• TASK: Only the lines from the start of the data to the line containing "from bokeh.resources import INLINE", both included, should be output, exactly and without pictures.

──────── DATA

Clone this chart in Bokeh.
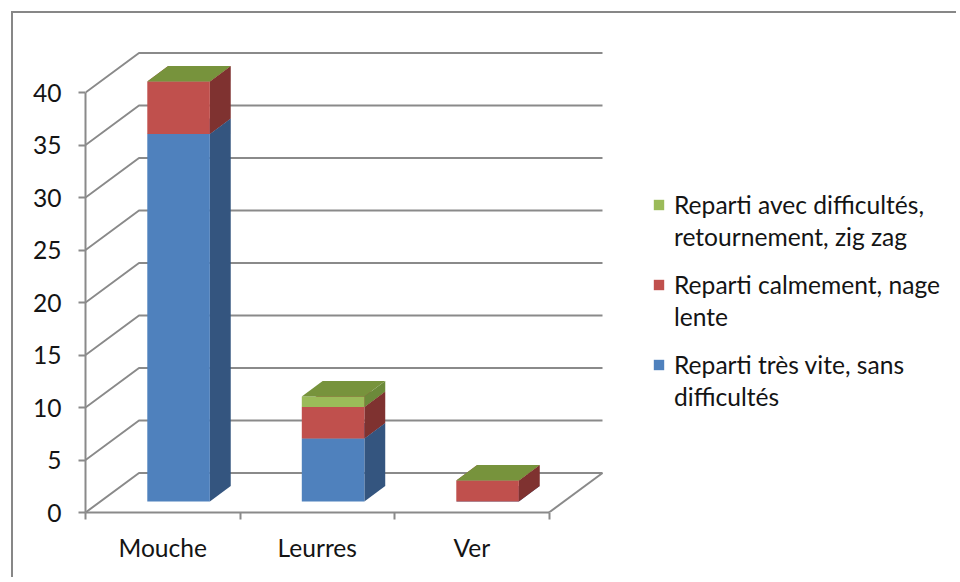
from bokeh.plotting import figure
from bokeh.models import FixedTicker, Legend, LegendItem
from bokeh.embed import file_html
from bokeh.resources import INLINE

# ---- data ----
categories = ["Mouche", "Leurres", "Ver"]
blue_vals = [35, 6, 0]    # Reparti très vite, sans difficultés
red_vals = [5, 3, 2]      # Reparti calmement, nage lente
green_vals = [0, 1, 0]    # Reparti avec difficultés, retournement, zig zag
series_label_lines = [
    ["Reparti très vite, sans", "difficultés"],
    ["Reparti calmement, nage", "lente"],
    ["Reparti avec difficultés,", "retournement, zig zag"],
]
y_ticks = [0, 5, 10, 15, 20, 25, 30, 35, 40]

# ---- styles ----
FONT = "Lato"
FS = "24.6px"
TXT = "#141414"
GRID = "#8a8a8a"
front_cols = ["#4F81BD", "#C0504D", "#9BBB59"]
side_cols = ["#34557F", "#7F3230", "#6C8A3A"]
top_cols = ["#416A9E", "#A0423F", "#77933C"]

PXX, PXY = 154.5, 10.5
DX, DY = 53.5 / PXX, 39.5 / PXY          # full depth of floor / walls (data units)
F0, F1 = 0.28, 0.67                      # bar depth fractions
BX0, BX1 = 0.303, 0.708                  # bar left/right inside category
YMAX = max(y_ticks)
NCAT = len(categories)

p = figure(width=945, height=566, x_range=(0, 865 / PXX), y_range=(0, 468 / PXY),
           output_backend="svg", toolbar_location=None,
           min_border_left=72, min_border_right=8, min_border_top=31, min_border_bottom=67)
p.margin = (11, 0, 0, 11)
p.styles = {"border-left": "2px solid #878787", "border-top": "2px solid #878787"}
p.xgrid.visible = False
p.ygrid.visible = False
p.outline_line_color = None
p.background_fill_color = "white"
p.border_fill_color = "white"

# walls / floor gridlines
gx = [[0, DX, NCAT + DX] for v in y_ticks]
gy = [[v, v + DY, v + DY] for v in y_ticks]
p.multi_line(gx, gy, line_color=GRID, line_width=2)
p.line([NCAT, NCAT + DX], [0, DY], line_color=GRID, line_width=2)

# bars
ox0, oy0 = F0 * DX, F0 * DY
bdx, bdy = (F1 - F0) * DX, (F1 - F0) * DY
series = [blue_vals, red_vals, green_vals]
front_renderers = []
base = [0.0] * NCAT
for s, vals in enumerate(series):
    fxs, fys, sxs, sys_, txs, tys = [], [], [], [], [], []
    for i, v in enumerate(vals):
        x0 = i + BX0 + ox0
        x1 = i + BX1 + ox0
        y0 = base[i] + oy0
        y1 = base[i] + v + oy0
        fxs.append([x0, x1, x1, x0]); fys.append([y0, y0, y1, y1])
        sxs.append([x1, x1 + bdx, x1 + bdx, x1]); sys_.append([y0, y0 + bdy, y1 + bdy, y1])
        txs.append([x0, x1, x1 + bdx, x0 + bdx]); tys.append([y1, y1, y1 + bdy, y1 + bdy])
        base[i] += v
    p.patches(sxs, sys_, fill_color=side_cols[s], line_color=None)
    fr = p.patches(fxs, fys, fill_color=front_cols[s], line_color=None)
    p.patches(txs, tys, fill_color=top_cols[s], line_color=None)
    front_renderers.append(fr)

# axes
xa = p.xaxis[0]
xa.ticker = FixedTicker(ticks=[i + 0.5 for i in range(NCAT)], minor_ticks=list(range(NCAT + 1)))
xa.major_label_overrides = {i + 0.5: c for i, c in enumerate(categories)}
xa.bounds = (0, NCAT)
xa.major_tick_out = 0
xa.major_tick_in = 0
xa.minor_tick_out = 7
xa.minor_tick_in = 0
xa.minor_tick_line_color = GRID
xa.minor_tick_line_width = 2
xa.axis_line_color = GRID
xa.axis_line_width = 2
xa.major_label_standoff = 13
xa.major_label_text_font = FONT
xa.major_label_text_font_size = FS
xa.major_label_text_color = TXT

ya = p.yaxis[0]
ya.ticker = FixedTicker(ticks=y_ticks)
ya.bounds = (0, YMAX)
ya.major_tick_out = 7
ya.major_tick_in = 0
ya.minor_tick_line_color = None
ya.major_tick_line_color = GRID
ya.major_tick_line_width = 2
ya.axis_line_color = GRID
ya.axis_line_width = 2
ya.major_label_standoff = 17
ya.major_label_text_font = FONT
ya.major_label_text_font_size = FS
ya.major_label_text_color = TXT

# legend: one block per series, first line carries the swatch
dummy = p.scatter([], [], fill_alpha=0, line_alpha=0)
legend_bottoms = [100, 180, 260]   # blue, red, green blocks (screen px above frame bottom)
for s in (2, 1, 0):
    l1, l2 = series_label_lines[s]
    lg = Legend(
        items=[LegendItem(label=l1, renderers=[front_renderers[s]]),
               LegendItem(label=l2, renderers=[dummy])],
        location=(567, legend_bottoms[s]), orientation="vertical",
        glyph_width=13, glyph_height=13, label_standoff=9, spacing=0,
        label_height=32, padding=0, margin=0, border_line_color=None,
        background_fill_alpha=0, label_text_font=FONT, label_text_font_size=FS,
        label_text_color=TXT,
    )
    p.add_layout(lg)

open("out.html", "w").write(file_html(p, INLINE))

────────────────

• EXERCISE OUTPUT:
Clone this chart in Bokeh.
from bokeh.plotting import figure
from bokeh.models import FixedTicker, Legend, LegendItem
from bokeh.embed import file_html
from bokeh.resources import INLINE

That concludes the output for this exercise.